For anyone who works to infer information from a broad range of evidence, one of the important aspects of the job is to think carefully about the structure of the data – what is sometimes called the “data-generating process.” Data doesn’t just drop from the sky or out of a computer. It is generated by some process, and for any sort of data, it is critical to understand how that process works.

For example, one of the moments of market excitement last week was the reported jump in new housing starts for September. But later in the week, investors learned that there was a slump in existing home sales as well. If we just take those two data points at face value, it’s not clear exactly what we should conclude about housing. But the story is clearer once we consider the process that generates that data.

One part of the process is purely statistical. The housing data that is reported each month actually uses monthly data at an annual rate, so the jump from 758,000 to 852,000 housing starts at an annual rate actually works out to a statement that “During September, in an economy of about 130 million homes, about 100 million which are single detached units, a total of 9,500 more homes were started than in August – a fluctuation that is actually in the range of month-to-month statistical noise, but does bring recent activity to a recovery high.” Now, in prior recessions, the absolute low was about 900,000 starts on an annual basis, rising toward 2 million annual starts over the course of the recovery.

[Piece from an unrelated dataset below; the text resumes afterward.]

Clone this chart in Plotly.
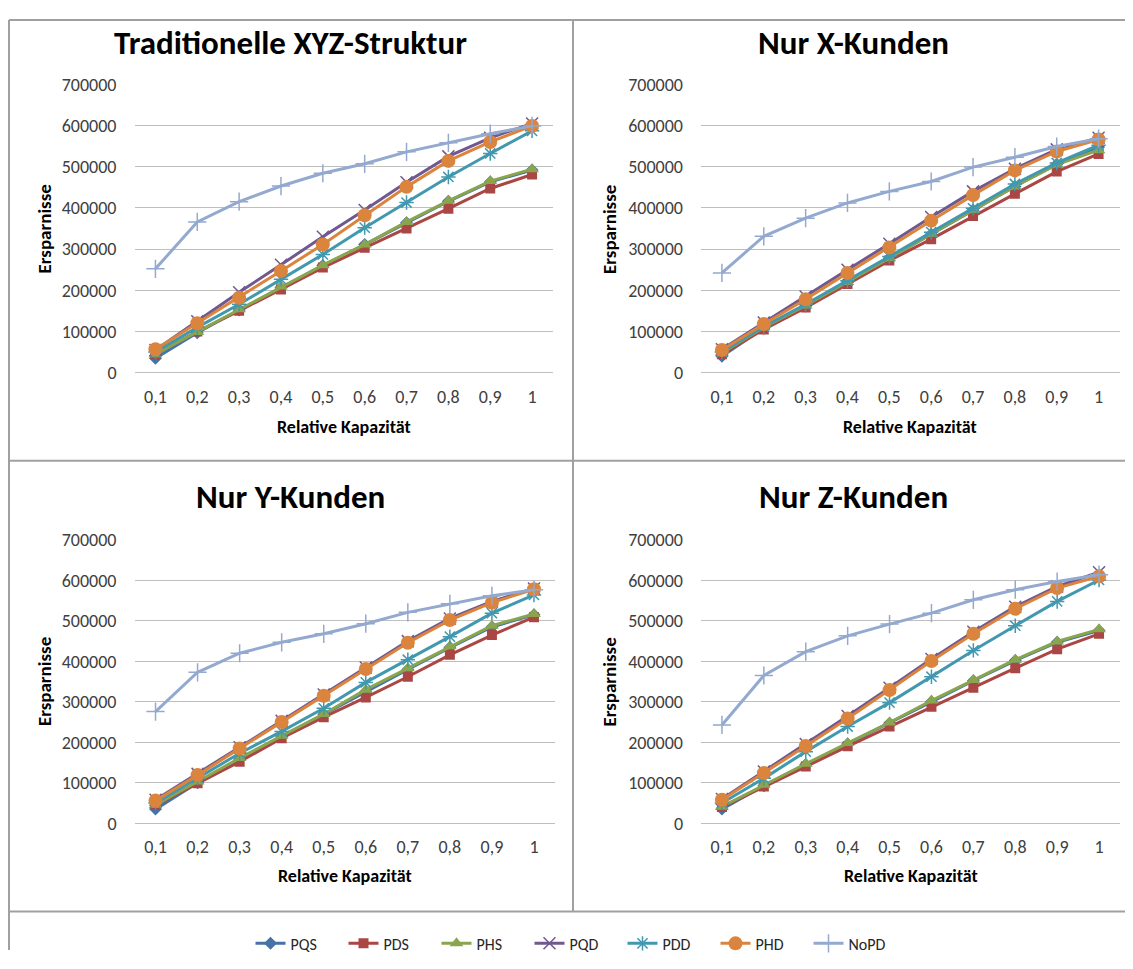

The historical peak occurred in 1972 near 2.5 million starts, but the period leading up to 2006 was the longest sustained increase without a major drop. In the recent instance, housing starts bottomed at 478,000 in early 2009, so we’ve clearly seen a recovery in starts. But the present level is still so low that it has previously been observed only briefly at the troughs of prior recessions. 

The second part of the process is important to the question of what is sustainable. Here the question to ask is how and why does a decision to “start” a house occur? According to CoreLogic, about 22% of mortgages are underwater, with mortgage debt that exceeds the market value of the home. Likewise, banks have taken millions of homes into their own “real-estate owned” or REO portfolios, and have dribbled that inventory into the market at a very gradual rate. All of that means that the availability of existing homes for sale is far smaller than the actual inventory of homes that would be available if underwater homeowners were able, or banks were willing, to sell. Accordingly, much of the volume in “existing home sales” represents foreclosure sales, REO and short-sales (sales allowed by banks for less than the value of the outstanding mortgage). That constrained supply of homes available for sale is one reason why home prices have held up. At the same time, constrained supply means that new home buyers face higher prices and fewer choices for existing homes than they would if the market was actually clearing properly. Given those facts, buyers who are able to secure financing (or pay cash) often find it more desirable to build to their preference instead of buying an existing home. It’s not clear how many of these starts represent “spec” building by developers, but it’s interesting to note that the average time to sell a newly completed home has been rising, not falling, over the past year.